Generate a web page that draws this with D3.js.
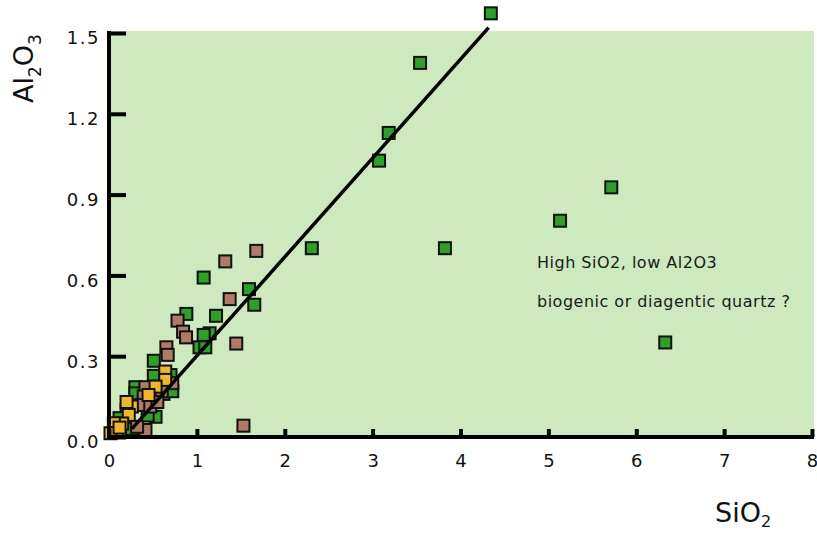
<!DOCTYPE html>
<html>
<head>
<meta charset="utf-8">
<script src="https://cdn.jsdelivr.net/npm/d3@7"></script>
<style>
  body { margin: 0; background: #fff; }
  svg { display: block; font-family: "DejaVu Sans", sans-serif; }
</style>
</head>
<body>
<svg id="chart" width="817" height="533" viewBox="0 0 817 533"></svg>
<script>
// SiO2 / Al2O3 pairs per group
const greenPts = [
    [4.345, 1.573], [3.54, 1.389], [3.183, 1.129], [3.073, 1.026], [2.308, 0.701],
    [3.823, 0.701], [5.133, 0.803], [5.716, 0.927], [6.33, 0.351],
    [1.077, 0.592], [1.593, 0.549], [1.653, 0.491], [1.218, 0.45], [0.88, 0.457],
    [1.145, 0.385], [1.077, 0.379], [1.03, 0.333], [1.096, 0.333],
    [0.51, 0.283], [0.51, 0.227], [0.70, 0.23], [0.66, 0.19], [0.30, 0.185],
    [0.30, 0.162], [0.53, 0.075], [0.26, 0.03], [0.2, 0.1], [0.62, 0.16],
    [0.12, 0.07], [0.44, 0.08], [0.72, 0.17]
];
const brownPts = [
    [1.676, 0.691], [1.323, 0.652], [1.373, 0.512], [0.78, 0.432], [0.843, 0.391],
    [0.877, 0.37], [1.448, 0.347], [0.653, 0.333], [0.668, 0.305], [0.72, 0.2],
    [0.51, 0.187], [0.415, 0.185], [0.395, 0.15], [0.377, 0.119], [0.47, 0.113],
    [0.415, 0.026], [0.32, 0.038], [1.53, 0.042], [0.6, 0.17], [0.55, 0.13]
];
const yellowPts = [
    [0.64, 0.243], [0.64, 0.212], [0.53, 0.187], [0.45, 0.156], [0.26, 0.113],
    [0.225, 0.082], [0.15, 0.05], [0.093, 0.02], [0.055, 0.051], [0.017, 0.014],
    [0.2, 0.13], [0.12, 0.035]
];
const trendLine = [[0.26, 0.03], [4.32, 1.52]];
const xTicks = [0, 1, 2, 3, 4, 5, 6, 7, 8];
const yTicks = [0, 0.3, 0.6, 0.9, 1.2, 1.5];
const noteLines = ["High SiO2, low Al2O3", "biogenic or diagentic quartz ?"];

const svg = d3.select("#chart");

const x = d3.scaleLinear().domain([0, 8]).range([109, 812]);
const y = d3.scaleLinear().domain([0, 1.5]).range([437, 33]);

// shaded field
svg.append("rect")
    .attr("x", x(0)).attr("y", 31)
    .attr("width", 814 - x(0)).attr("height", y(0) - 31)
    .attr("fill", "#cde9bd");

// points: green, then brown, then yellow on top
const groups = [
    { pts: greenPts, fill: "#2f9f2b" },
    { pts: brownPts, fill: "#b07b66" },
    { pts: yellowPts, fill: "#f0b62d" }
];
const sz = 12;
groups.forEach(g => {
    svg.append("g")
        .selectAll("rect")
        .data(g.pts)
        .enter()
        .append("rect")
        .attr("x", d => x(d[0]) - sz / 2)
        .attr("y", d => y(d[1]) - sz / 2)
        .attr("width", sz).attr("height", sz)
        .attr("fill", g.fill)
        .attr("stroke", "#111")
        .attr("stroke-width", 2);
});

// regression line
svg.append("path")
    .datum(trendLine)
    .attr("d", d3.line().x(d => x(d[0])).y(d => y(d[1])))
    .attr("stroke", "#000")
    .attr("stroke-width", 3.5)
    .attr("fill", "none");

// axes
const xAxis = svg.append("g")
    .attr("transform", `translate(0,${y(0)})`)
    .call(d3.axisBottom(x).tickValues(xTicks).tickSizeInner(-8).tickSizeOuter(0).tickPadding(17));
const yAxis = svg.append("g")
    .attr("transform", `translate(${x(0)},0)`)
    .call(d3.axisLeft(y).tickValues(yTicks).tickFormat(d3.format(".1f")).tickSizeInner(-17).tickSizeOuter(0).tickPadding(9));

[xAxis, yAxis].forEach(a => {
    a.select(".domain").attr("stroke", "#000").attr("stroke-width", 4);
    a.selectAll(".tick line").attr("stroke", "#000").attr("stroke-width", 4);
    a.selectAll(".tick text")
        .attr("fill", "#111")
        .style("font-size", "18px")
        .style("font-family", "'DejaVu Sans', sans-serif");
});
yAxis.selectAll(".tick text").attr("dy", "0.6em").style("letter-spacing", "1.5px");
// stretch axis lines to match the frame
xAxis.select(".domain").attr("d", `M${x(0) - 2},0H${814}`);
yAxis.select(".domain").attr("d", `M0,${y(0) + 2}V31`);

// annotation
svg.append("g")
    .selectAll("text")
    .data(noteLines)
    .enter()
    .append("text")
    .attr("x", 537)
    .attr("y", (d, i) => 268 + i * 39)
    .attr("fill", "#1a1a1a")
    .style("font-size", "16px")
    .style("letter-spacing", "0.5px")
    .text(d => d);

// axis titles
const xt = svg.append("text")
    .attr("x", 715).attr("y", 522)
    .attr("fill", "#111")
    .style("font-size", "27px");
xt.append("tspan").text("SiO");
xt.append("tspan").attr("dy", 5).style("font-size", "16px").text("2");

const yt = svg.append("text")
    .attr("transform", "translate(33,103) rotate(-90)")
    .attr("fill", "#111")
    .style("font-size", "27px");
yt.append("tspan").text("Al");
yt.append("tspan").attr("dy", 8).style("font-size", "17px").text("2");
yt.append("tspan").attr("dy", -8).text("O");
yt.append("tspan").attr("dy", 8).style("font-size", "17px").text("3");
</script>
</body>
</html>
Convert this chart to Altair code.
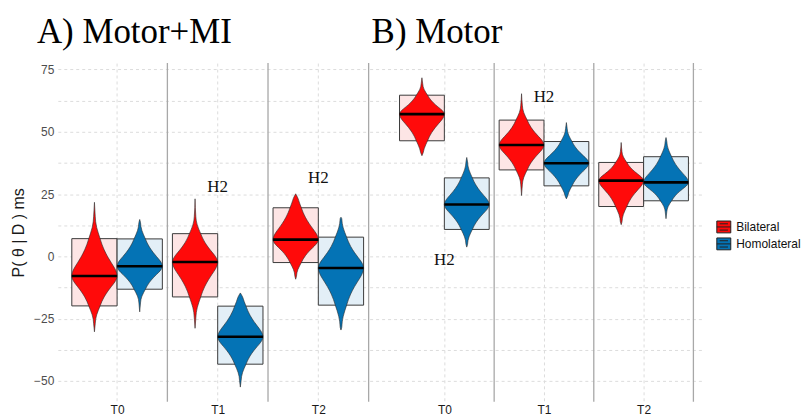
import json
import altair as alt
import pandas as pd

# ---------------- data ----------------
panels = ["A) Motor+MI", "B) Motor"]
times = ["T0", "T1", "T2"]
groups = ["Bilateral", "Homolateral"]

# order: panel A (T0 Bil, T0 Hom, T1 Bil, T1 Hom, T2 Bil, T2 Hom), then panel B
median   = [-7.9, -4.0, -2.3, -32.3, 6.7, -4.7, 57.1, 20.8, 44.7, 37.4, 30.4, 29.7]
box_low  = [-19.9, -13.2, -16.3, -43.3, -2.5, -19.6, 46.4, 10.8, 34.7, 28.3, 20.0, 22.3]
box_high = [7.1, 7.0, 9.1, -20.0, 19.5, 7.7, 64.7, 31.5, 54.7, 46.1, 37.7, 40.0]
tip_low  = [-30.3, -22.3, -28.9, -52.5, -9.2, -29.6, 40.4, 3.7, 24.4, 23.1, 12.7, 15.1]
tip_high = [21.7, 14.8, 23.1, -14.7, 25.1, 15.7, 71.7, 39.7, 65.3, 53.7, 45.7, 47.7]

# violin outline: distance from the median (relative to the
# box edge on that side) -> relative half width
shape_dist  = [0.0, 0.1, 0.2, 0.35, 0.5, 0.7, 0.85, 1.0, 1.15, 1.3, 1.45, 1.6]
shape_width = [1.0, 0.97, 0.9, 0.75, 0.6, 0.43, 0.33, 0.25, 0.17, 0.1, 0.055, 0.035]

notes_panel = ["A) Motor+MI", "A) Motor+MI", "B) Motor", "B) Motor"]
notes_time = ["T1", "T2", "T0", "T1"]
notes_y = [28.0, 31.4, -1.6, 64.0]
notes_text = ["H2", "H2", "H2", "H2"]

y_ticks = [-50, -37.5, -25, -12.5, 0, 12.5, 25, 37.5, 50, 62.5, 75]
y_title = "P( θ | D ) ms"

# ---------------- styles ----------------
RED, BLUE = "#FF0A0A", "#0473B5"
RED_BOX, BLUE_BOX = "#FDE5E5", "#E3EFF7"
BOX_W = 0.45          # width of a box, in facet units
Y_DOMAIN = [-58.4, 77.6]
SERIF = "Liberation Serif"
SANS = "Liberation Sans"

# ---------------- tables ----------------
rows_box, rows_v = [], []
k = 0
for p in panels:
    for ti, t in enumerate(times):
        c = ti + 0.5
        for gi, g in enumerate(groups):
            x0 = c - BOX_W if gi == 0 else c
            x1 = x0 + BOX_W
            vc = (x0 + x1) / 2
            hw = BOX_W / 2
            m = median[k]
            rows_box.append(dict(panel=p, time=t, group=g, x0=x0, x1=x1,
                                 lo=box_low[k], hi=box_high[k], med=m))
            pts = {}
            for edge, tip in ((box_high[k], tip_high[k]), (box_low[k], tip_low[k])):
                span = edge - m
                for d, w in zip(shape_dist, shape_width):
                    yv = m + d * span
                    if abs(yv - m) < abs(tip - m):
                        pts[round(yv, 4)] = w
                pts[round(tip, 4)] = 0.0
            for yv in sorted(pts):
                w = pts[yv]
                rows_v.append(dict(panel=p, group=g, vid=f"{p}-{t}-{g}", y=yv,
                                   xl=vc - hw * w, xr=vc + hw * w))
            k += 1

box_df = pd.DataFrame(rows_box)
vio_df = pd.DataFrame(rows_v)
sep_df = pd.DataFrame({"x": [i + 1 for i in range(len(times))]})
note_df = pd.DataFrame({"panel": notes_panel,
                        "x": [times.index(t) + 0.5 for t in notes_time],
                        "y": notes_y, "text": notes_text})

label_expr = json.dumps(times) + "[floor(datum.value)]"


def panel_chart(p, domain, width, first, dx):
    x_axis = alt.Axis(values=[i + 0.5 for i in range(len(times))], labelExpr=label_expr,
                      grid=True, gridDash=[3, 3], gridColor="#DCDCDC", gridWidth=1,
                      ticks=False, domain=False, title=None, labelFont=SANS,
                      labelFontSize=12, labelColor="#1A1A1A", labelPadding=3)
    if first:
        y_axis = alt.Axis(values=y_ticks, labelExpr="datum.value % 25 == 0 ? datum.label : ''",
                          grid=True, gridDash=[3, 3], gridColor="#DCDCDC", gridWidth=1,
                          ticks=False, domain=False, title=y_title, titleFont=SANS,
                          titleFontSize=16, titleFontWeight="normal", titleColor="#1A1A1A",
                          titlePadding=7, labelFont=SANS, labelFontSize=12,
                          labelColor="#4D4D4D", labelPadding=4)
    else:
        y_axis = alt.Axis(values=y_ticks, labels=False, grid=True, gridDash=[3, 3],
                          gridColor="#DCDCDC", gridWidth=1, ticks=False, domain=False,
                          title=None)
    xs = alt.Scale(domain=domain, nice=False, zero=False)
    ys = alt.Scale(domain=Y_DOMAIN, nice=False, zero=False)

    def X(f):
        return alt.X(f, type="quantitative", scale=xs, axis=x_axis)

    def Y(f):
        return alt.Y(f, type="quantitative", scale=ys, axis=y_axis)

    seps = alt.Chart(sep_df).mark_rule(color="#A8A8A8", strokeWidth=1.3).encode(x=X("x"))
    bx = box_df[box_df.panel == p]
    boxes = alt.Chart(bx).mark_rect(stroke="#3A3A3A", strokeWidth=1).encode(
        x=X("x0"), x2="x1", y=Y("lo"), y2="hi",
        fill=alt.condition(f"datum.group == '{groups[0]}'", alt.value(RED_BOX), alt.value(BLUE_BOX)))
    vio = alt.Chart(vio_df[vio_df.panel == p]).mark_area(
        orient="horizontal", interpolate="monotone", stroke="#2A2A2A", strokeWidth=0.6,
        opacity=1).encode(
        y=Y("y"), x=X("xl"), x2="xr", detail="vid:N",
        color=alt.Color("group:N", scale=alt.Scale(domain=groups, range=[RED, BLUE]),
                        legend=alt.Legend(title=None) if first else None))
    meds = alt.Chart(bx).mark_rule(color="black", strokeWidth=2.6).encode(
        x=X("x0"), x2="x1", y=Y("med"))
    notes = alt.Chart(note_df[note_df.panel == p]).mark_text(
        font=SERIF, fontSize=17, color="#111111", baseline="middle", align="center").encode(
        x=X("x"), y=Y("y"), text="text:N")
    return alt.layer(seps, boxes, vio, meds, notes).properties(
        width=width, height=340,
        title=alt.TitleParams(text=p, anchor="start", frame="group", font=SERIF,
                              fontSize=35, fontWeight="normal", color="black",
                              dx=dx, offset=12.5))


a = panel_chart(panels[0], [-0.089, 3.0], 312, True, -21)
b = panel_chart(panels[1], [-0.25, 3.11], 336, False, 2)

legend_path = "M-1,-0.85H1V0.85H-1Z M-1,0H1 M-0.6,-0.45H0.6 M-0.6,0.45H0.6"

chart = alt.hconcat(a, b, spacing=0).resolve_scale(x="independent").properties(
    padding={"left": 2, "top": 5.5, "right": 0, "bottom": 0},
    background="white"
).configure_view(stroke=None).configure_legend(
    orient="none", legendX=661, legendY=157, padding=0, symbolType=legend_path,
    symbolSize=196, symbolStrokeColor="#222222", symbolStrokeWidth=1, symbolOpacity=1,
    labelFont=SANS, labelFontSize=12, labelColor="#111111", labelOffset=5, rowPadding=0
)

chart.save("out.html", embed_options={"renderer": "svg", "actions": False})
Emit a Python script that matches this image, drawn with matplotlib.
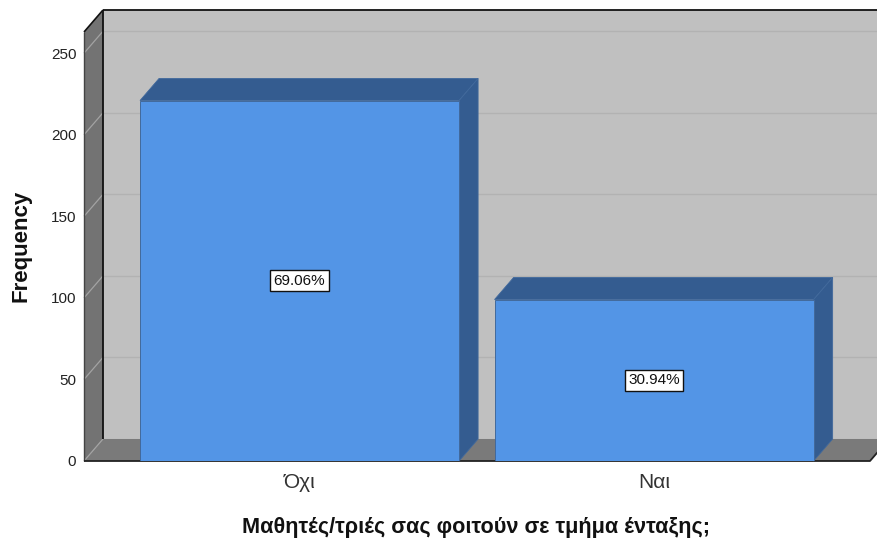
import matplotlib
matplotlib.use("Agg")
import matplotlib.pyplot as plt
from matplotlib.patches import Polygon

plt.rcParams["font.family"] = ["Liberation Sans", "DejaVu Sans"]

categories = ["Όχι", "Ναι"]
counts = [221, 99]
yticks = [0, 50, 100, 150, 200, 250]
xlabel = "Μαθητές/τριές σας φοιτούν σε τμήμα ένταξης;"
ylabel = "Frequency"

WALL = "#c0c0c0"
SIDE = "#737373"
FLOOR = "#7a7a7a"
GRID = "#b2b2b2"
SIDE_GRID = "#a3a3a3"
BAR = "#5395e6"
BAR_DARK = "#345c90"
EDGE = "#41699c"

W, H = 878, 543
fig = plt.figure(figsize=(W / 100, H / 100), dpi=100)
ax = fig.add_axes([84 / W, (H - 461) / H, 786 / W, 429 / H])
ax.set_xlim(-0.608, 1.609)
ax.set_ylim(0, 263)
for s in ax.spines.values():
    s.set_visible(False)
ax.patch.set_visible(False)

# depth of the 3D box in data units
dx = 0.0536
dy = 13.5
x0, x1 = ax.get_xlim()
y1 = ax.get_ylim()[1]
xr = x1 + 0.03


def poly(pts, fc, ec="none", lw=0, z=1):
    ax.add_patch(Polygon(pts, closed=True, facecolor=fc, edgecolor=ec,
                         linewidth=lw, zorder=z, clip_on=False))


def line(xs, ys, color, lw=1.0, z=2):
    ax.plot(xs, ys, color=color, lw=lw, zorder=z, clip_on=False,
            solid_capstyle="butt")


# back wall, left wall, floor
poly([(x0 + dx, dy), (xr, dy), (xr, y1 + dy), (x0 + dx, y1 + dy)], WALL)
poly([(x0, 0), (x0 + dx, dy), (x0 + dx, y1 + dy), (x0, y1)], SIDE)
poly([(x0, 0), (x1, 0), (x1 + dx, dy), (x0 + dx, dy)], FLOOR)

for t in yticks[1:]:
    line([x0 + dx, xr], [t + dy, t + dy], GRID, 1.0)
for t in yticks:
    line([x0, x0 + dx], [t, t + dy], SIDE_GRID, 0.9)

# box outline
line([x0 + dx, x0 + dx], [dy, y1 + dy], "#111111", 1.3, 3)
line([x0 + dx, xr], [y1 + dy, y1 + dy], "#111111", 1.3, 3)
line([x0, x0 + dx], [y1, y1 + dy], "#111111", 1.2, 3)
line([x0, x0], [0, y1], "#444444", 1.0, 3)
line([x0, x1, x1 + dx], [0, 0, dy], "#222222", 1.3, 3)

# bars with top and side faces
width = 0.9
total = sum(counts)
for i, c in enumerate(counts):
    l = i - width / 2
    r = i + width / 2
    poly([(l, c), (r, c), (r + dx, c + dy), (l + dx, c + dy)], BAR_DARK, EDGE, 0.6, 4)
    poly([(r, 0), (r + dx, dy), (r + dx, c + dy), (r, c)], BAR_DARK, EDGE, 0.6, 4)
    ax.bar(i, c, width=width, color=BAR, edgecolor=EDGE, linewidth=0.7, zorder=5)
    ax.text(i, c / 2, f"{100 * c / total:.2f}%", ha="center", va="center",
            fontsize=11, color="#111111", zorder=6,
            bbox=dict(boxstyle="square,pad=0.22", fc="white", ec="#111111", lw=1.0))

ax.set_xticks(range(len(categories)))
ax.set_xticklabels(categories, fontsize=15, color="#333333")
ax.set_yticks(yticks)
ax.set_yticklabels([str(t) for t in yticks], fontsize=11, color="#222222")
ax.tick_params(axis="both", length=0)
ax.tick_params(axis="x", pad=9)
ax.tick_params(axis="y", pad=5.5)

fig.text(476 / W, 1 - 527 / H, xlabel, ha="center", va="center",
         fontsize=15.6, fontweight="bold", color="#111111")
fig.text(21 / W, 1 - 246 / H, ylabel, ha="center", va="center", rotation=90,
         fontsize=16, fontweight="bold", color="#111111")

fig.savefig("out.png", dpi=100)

------------------------------------------------------------------------

**DIRECTIONS:**
Leave out the pictures and transcribe exactly the lines from the one containing "Convert this chart to Altair code." through the one containing "0.1, 0.055, 0.035]".

**ANSWER TO THE PROBLEM:**
Convert this chart to Altair code.
import json
import altair as alt
import pandas as pd

# ---------------- data ----------------
panels = ["A) Motor+MI", "B) Motor"]
times = ["T0", "T1", "T2"]
groups = ["Bilateral", "Homolateral"]

# order: panel A (T0 Bil, T0 Hom, T1 Bil, T1 Hom, T2 Bil, T2 Hom), then panel B
median   = [-7.9, -4.0, -2.3, -32.3, 6.7, -4.7, 57.1, 20.8, 44.7, 37.4, 30.4, 29.7]
box_low  = [-19.9, -13.2, -16.3, -43.3, -2.5, -19.6, 46.4, 10.8, 34.7, 28.3, 20.0, 22.3]
box_high = [7.1, 7.0, 9.1, -20.0, 19.5, 7.7, 64.7, 31.5, 54.7, 46.1, 37.7, 40.0]
tip_low  = [-30.3, -22.3, -28.9, -52.5, -9.2, -29.6, 40.4, 3.7, 24.4, 23.1, 12.7, 15.1]
tip_high = [21.7, 14.8, 23.1, -14.7, 25.1, 15.7, 71.7, 39.7, 65.3, 53.7, 45.7, 47.7]

# violin outline: distance from the median (relative to the
# box edge on that side) -> relative half width
shape_dist  = [0.0, 0.1, 0.2, 0.35, 0.5, 0.7, 0.85, 1.0, 1.15, 1.3, 1.45, 1.6]
shape_width = [1.0, 0.97, 0.9, 0.75, 0.6, 0.43, 0.33, 0.25, 0.17, 0.1, 0.055, 0.035]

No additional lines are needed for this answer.